Andy spun on one foot: right club straight to hit the blade-carrying arm, left club to the inside of his elbow, right to the torso, left to the temple, right to the face of Delta joining in from behind, left heel to Beta’s shin, right to Delta’s crotch, and simultaneous strikes with both clubs on two different heads, in time to face the enraged Alpha charging like a mad buffalo and throw both clubs away and at last fling up her left foot.

The music stopped. And conversations ceased. Among dogs. In a two-mile radius. Their ears pricked up at the piercing ultrasonic howl coming from a small bar far away.

Alpha dropped to his knees, then to all fours, finally down into the fetal position, his hands cordoning off the devastated area.

“Andy?”

Andy turned on her feet, fists raised, and that’s how Kerri saw her for the first time in five years.

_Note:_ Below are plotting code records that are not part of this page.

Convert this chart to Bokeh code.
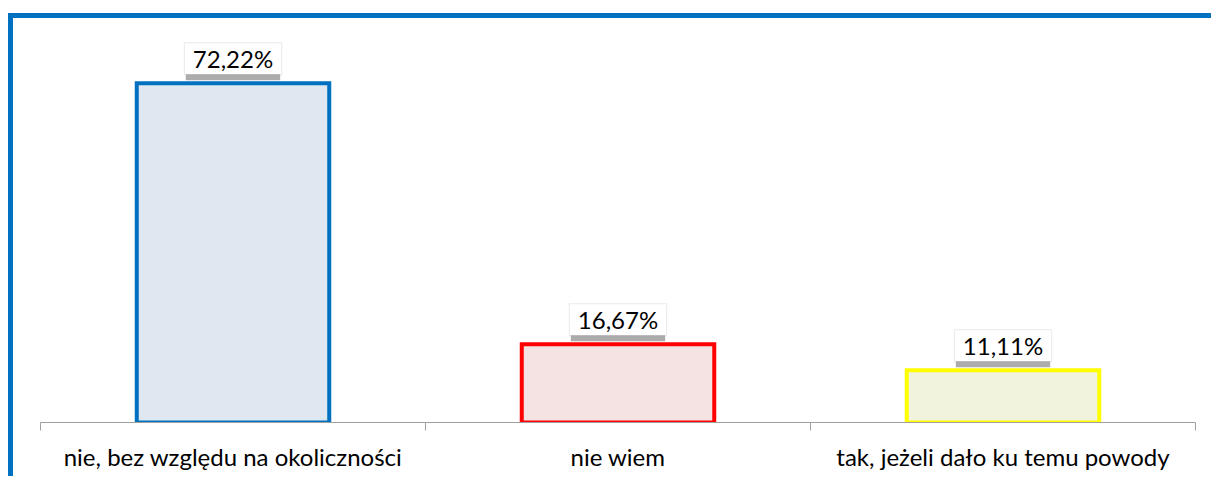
from bokeh.plotting import figure
from bokeh.models import Range1d, LinearAxis, FixedTicker
from bokeh.embed import file_html
from bokeh.resources import INLINE
from bokeh.core.properties import value

categories = ["nie, bez względu na okoliczności", "nie wiem", "tak, jeżeli dało ku temu powody"]
values = [72.22, 16.67, 11.11]
value_labels = ["72,22%", "16,67%", "11,11%"]
fill_colors = ["#DFE8F0", "#F5E3E3", "#F2F3DC"]
line_colors = ["#0070C0", "#FF0000", "#FFFF00"]

n = len(categories)
centers = [i + 0.5 for i in range(n)]
bounds = [float(i) for i in range(n + 1)]

FONT = "Lato"

p = figure(width=1203, height=463, output_backend="svg", toolbar_location=None,
           x_range=Range1d(0, n), y_range=Range1d(0, 86),
           x_axis_location=None, y_axis_location=None,
           min_border_left=27, min_border_right=21, min_border_top=0, min_border_bottom=59)
p.styles = {"margin-left": "8px", "margin-top": "13px",
            "border-top": "5px solid #0070C0", "border-left": "5px solid #0070C0"}
p.outline_line_color = None
p.xgrid.visible = False
p.ygrid.visible = False

p.vbar(x=centers, top=values, width=0.5, bottom=0, fill_color=fill_colors,
       line_color=line_colors, line_width=4, line_join="miter")

# soft halo and shadow of label boxes
p.text(x=centers, y=values, text=value_labels, text_alpha=0,
       text_font=value(FONT), text_font_size="24px",
       text_align="center", text_baseline="bottom", x_offset=0, y_offset=-8,
       background_fill_color="#BFBFBF", background_fill_alpha=0.35,
       padding=dict(x=9, y=2))
p.text(x=centers, y=values, text=value_labels, text_alpha=0,
       text_font=value(FONT), text_font_size="24px",
       text_align="center", text_baseline="bottom", x_offset=0, y_offset=-3,
       background_fill_color="#7F7F7F", background_fill_alpha=0.65,
       padding=dict(x=7, y=1))
# label boxes
p.text(x=centers, y=values, text=value_labels, text_color="#000000",
       text_font=value(FONT), text_font_size="24px",
       text_align="center", text_baseline="bottom", x_offset=0, y_offset=-9,
       background_fill_color="#FFFFFF", padding=dict(x=8, y=1))

ax = LinearAxis(ticker=FixedTicker(ticks=centers, minor_ticks=bounds))
ax.major_label_overrides = {c: lab for c, lab in zip(centers, categories)}
ax.axis_line_color = "#A0A0A0"
ax.axis_line_width = 1
ax.major_tick_line_color = None
ax.major_tick_out = 0
ax.major_tick_in = 0
ax.minor_tick_line_color = "#A0A0A0"
ax.minor_tick_out = 8
ax.minor_tick_in = 0
ax.major_label_text_font = FONT
ax.major_label_text_font_size = "24px"
ax.major_label_text_color = "#000000"
ax.major_label_standoff = 11
p.add_layout(ax, "below")

open("out.html", "w").write(file_html(p, INLINE))
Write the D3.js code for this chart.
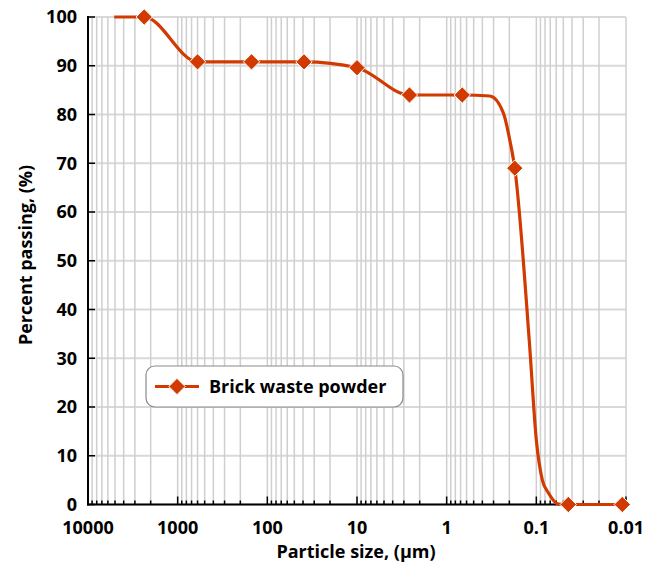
<!DOCTYPE html>
<html>
<head>
<meta charset="utf-8">
<script src="https://cdn.jsdelivr.net/npm/d3@7"></script>
<style>
  html, body { margin: 0; padding: 0; background: #fff; }
  svg text { font-family: "Open Sans", "DejaVu Sans", sans-serif; }
</style>
</head>
<body>
<svg id="chart" width="658" height="565"></svg>
<script>
// Measured gradation points (marked on the chart)
const sizes   = [2360, 600, 150, 39, 10, 2.6, 0.67, 0.174, 0.044, 0.011];
const passing = [100, 90.8, 90.8, 90.8, 89.6, 84.0, 84.0, 69.0, 0, 0];

// Traced gradation curve through the measured points
const curveSizes   = [5100, 2360, 600, 150, 39, 10, 2.6, 0.67, 0.33, 0.233, 0.195, 0.174, 0.12, 0.1, 0.0857, 0.0735, 0.0569, 0.044, 0.011];
const curvePassing = [100, 100, 90.8, 90.8, 90.8, 89.6, 84.0, 84.0, 83.8, 80.3, 74.2, 69.0, 33.7, 13.2, 5.0, 2.4, 0.1, 0, 0];

// Axis ticks
const xMajorTicks = [10000, 1000, 100, 10, 1, 0.1, 0.01];
const xTickLabels = ["10000", "1000", "100", "10", "1", "0.1", "0.01"];
const yTicks = [0, 10, 20, 30, 40, 50, 60, 70, 80, 90, 100];

const seriesName = "Brick waste powder";
const lineColor = "#d13a00";
const fontSize = 18;

const svg = d3.select("#chart");
const plotLeft = 88, plotRight = 626, plotTop = 17, plotBottom = 504.5;

const x = d3.scaleLog().domain([10000, 0.01]).range([plotLeft, plotRight]);
const y = d3.scaleLinear().domain([0, 100]).range([plotBottom, plotTop]);

// Minor values 2..9 within each decade
const xMinor = [];
for (let e = -2; e <= 3; e++) {
  for (let m = 2; m <= 9; m++) xMinor.push(m * Math.pow(10, e));
}

const grid = svg.append("g");
// horizontal grid
grid.selectAll("line.h").data(yTicks).join("line")
  .attr("x1", plotLeft).attr("x2", plotRight)
  .attr("y1", d => y(d)).attr("y2", d => y(d))
  .attr("stroke", "#d9d9d9").attr("stroke-width", 2);
// vertical grid
grid.selectAll("line.v").data(xMinor.concat(xMajorTicks)).join("line")
  .attr("x1", d => x(d)).attr("x2", d => x(d))
  .attr("y1", plotTop).attr("y2", plotBottom)
  .attr("stroke", "#cfcfcf").attr("stroke-width", 1.5);

// Bottom axis with major and minor ticks pointing inward
const xAxisG = svg.append("g").attr("transform", `translate(0,${plotBottom})`);
xAxisG.append("line").attr("x1", plotLeft - 1).attr("x2", plotRight).attr("stroke", "#000").attr("stroke-width", 2);
xAxisG.selectAll("line.minor").data(xMinor).join("line")
  .attr("x1", d => x(d)).attr("x2", d => x(d))
  .attr("y1", 0).attr("y2", -4).attr("stroke", "#000").attr("stroke-width", 1.5);
xAxisG.selectAll("line.major").data(xMajorTicks).join("line")
  .attr("x1", d => x(d)).attr("x2", d => x(d))
  .attr("y1", 0).attr("y2", -8).attr("stroke", "#000").attr("stroke-width", 1.5);
xAxisG.selectAll("text").data(xMajorTicks).join("text")
  .attr("x", d => x(d)).attr("y", 29)
  .attr("text-anchor", "middle")
  .attr("font-size", fontSize).attr("font-weight", "bold")
  .text((d, i) => xTickLabels[i]);

// Left axis with inward ticks
const yAxisG = svg.append("g").attr("transform", `translate(${plotLeft},0)`);
yAxisG.append("line").attr("y1", plotTop - 1).attr("y2", plotBottom + 1).attr("stroke", "#000").attr("stroke-width", 2);
yAxisG.selectAll("line.t").data(yTicks).join("line")
  .attr("x1", 0).attr("x2", 7)
  .attr("y1", d => y(d)).attr("y2", d => y(d))
  .attr("stroke", "#000").attr("stroke-width", 1.5);
yAxisG.selectAll("text").data(yTicks).join("text")
  .attr("x", -11).attr("y", d => y(d)).attr("dy", "0.35em")
  .attr("text-anchor", "end")
  .attr("font-size", fontSize).attr("font-weight", "bold")
  .text(d => d);

// Axis titles
svg.append("text")
  .attr("x", 356).attr("y", 558)
  .attr("text-anchor", "middle")
  .attr("font-size", fontSize).attr("font-weight", "bold")
  .text("Particle size, (µm)");
svg.append("text")
  .attr("transform", "translate(32,255) rotate(-90)")
  .attr("text-anchor", "middle")
  .attr("font-size", fontSize).attr("font-weight", "bold")
  .text("Percent passing, (%)");

// Gradation curve
const curveData = curveSizes.map((s, i) => [s, curvePassing[i]]);
const line = d3.line()
  .x(d => x(d[0])).y(d => y(d[1]))
  .curve(d3.curveMonotoneX);
svg.append("path")
  .datum(curveData)
  .attr("d", line)
  .attr("fill", "none")
  .attr("stroke", lineColor)
  .attr("stroke-width", 3.2)
  .attr("stroke-linejoin", "round");

// Diamond markers
const diamond = d3.symbol().type(d3.symbolDiamond2).size(170);
svg.append("g").selectAll("path").data(sizes.map((s, i) => [s, passing[i]])).join("path")
  .attr("transform", d => `translate(${x(d[0])},${y(d[1])})`)
  .attr("d", diamond)
  .attr("fill", lineColor)
  .attr("stroke", "#fff").attr("stroke-width", 1);

// Legend
const lg = svg.append("g").attr("transform", "translate(146,366)");
lg.append("rect")
  .attr("width", 257).attr("height", 41).attr("rx", 9)
  .attr("fill", "#fff").attr("stroke", "#8a8a8a").attr("stroke-width", 1.2);
lg.append("line").attr("x1", 9).attr("x2", 53).attr("y1", 20.5).attr("y2", 20.5)
  .attr("stroke", lineColor).attr("stroke-width", 3);
lg.append("path").attr("transform", "translate(31,20.5)")
  .attr("d", diamond).attr("fill", lineColor).attr("stroke", "#fff").attr("stroke-width", 1);
lg.append("text").attr("x", 63).attr("y", 20.5).attr("dy", "0.35em")
  .attr("font-size", fontSize).attr("font-weight", "bold")
  .text(seriesName);
</script>
</body>
</html>
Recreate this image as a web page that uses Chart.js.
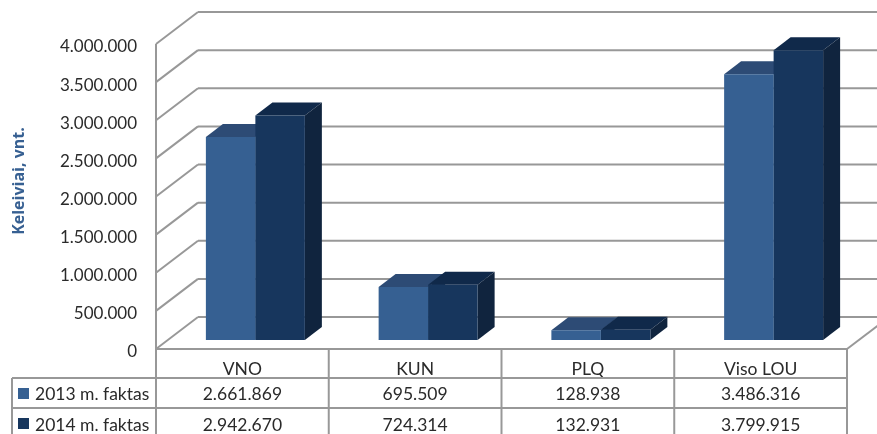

That wasn’t the plan. Andy swiftly blew the bang of hair off her face and smoothed her top. “Hey.”

Kerri came hopping over the counter to hug her, ignoring the nondescript mustached blur of a bartender (and possible employer) offering his unsolicited opinion about the whole mess.

The last thing Andy ever remembered from that scene was being smothered in happy, cheering orange hair, pouring over her own shoulders like streaming confetti, mind overwhelmed by the mob of excited questions, taut muscles caught in the unexpected embrace. And the red cells inside her body, still drunk with adrenaline, gazed up in awe, dented shields and blood-dripping axes in their little hands, wondering where in the world did all this peace come from.

Then there was some heated dialogue between Kerri and the nondescript bartender, among threats to call the cops and the whimpering of neutered thugs crawling on the floor, and Andy later recalled hearing Kerri say “fuck this job” somewhere in the background and yank off her apron and throw it at her ex-boss’s blurry face, but all those bits were blurry themselves.



Next time she checked her surroundings, they were in another, louder bar having shots and peanuts, and Kerri wore a black-sleeved raglan shirt and smiled the loudest girl-smile ever.

“God, you were awesome!” she said. “I’ve been playing out violent scenarios with Jesse in my mind for months, and you just improvised that? It was so much better than anything I’d come up with!” She finished off a drink, then her grin narrowed into a proud smirk. “Girl, you’ve grown to your full potential. You’re everything I wanted to be.”